From Meal Kits to Your Freezer
The bridge between hardcore home cooking and traditional convenience food was the meal kit. Services like Blue Apron and HelloFresh didn't just sell ingredients; they sold a curated culinary experience. They introduced millions to new flavors, like gochujang and preserved lemon, and normalized the idea of assembling a high-quality meal from pre-portioned components. They were a masterclass in making ambitious cooking feel accessible. Now, CPG giants are adopting the meal kit philosophy. Instead of a generic “Chicken and Rice” frozen dinner, you’ll find “Chicken Shawarma with Turmeric Rice and a Tahini Drizzle.” The components are separated to maintain texture, the spice blends are more complex, and the branding emphasizes culinary discovery. It's a direct lesson from the home kitchen: people enjoy the process of combining elements to create a final dish. By deconstructing their meals, brands like Conagra (Healthy Choice) and Nestlé (Life Cuisine) are giving consumers a small sense of participation and a much better final product.
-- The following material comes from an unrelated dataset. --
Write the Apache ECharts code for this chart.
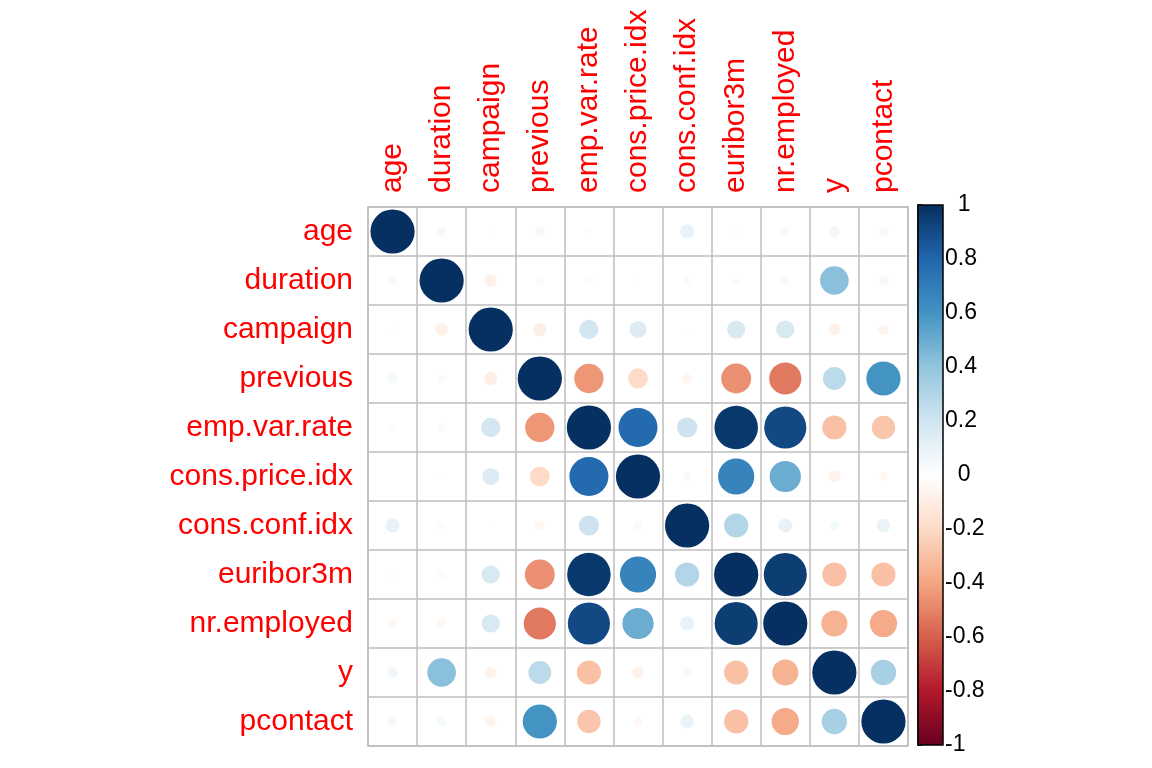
<!DOCTYPE html>
<html lang="en">

<head>
    <meta charset="utf-8" />
    <title>corrplot</title>
    <style>
        html,
        body,
        #myChart {
            width: 100%;
            height: 100%;
            margin: 0;
            padding: 0;
            overflow: hidden;
            background: #ffffff;
        }
    </style>
</head>

<body>
    <div id="myChart"></div>
    <script src="https://cdn.jsdelivr.net/npm/echarts@6/dist/echarts.min.js"></script>
    <script>
        // variable names, same order for rows and columns
        var vars = ['age', 'duration', 'campaign', 'previous', 'emp.var.rate', 'cons.price.idx',
            'cons.conf.idx', 'euribor3m', 'nr.employed', 'y', 'pcontact'];

        // correlation rows
        var rAge = [1, 0.045, 0.01, 0.05, -0.02, 0, 0.10, -0.01, -0.045, 0.06, 0.045];
        var rDuration = [0.045, 1, -0.08, 0.03, -0.03, -0.01, -0.03, -0.03, -0.045, 0.42, 0.05];
        var rCampaign = [0.01, -0.08, 1, -0.09, 0.19, 0.15, -0.005, 0.17, 0.17, -0.07, -0.06];
        var rPrevious = [0.05, 0.03, -0.09, 1, -0.44, -0.2, -0.05, -0.46, -0.53, 0.27, 0.60];
        var rEmpVar = [-0.02, -0.03, 0.19, -0.44, 1, 0.78, 0.21, 0.97, 0.91, -0.30, -0.28];
        var rConsPrice = [0, -0.01, 0.15, -0.2, 0.78, 1, 0.04, 0.67, 0.50, -0.07, -0.04];
        var rConsConf = [0.10, -0.03, -0.005, -0.05, 0.21, 0.04, 1, 0.30, 0.10, 0.05, 0.09];
        var rEuribor = [-0.01, -0.03, 0.17, -0.46, 0.97, 0.67, 0.30, 1, 0.95, -0.30, -0.30];
        var rNrEmp = [-0.045, -0.045, 0.17, -0.53, 0.91, 0.50, 0.10, 0.95, 1, -0.35, -0.38];
        var rY = [0.06, 0.42, -0.07, 0.27, -0.30, -0.07, 0.05, -0.30, -0.35, 1, 0.33];
        var rPcontact = [0.045, 0.05, -0.06, 0.60, -0.28, -0.04, 0.09, -0.30, -0.38, 0.33, 1];

        var corrRows = [rAge, rDuration, rCampaign, rPrevious, rEmpVar, rConsPrice,
            rConsConf, rEuribor, rNrEmp, rY, rPcontact];

        // colour bar ticks
        var barMin = -1, barMax = 1, barStep = 0.2;
        var palette = ['#67001F', '#B2182B', '#D6604D', '#F4A582', '#FDDBC7', '#FFFFFF',
            '#D1E5F0', '#92C5DE', '#4393C3', '#2166AC', '#053061'];

        var gridLeft = 368, gridTop = 207, gridW = 540, gridH = 539;
        var cell = gridW / vars.length;

        var points = [];
        for (var i = 0; i < corrRows.length; i++) {
            for (var j = 0; j < corrRows[i].length; j++) {
                points.push([j, i, corrRows[i][j]]);
            }
        }

        var labelFont = '"Liberation Sans", Arial, sans-serif';
        var myChart = echarts.init(document.getElementById('myChart'));
        var option = {
            backgroundColor: '#ffffff',
            animation: false,
            grid: [{
                left: gridLeft, top: gridTop, width: gridW, height: gridH,
                show: true, borderColor: '#BEBEBE', borderWidth: 1.5
            }, {
                left: 918, top: gridTop - 2, width: 25, height: gridH + 1,
                show: true, borderColor: '#000', borderWidth: 1.5,
                backgroundColor: 'transparent', z: 10
            }],
            xAxis: [{
                type: 'category',
                data: vars,
                position: 'top',
                gridIndex: 0,
                axisLine: { show: false },
                axisTick: { show: false },
                splitLine: { show: true, lineStyle: { color: '#BEBEBE', width: 1.5 } },
                axisLabel: {
                    rotate: -90, color: '#FF0000', fontSize: 30, margin: 14,
                    fontFamily: labelFont, interval: 0
                }
            }, {
                type: 'value', gridIndex: 1, show: false
            }],
            yAxis: [{
                type: 'category',
                data: vars,
                inverse: true,
                gridIndex: 0,
                axisLine: { show: false },
                axisTick: { show: false },
                splitLine: { show: true, lineStyle: { color: '#BEBEBE', width: 1.5 } },
                axisLabel: {
                    color: '#FF0000', fontSize: 30, margin: 15,
                    fontFamily: labelFont, interval: 0
                }
            }, {
                type: 'value',
                gridIndex: 1,
                position: 'right',
                min: barMin, max: barMax, interval: barStep,
                axisLine: { show: true, lineStyle: { color: '#000', width: 1.5 } },
                axisTick: { show: true, inside: false, length: 4, lineStyle: { color: '#000', width: 1.5 } },
                splitLine: { show: false },
                axisLabel: {
                    color: '#000', fontSize: 23, margin: 2, fontFamily: labelFont,
                    formatter: function (v) {
                        return (v === 0 || v === 1) ? '  ' + v : String(v);
                    }
                }
            }],
            visualMap: {
                type: 'continuous',
                min: barMin, max: barMax,
                dimension: 2,
                seriesIndex: 0,
                calculable: false,
                orient: 'vertical',
                left: 918, top: gridTop - 2,
                itemWidth: 25, itemHeight: gridH + 1,
                padding: 0,
                text: null,
                inRange: { color: palette }
            },
            series: [{
                type: 'scatter',
                xAxisIndex: 0,
                yAxisIndex: 0,
                data: points,
                symbol: 'circle',
                symbolSize: function (val) {
                    return 0.9 * cell * Math.sqrt(Math.abs(val[2]));
                },
                itemStyle: { opacity: 1 }
            }]
        };
        myChart.setOption(option);
    </script>
</body>

</html>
Clean Labels and Global Palates
Two of the biggest trends born from the home cooking renaissance are the demand for “clean labels” and an explosion in global flavor profiles. When you cook from scratch, you know exactly what’s in your food. This transparency has led to a deep suspicion of long, unpronounceable ingredient lists in packaged foods. In response, companies are aggressively reformulating products to remove artificial preservatives, colors, and flavors. The marketing now proudly proclaims “made with ingredients you can pronounce” or highlights simple lists of whole foods. Simultaneously, as people got bored with their own cooking ruts, they turned to the internet for inspiration, exploring the cuisines of Thailand, Korea, Mexico, and the Middle East. Convenience brands followed suit. Where you once found only Italian or vague “Asian-inspired” options, shelves are now filled with products featuring birria, Thai green curry, and peri-peri sauce. These aren’t watered-down versions; companies are investing in authenticity, realizing that the modern consumer knows the difference.
The New Meaning of Convenience
Ultimately, the biggest lesson convenience food has learned is that “convenience” no longer just means speed. It means reducing the mental load of meal planning. It means providing a delicious, satisfying dinner without the guilt or the feeling of compromise. It’s about outsourcing the most time-consuming parts of cooking—the chopping, the simmering, the sauce-making—while still delivering an experience that feels wholesome and intentional. The new wave of convenience food isn't trying to replace your home cooking. It’s trying to be its best understudy, ready to step in on a busy Tuesday night and deliver a performance that earns a round of applause. It’s a meal that tastes like you care, even when you’re too tired to.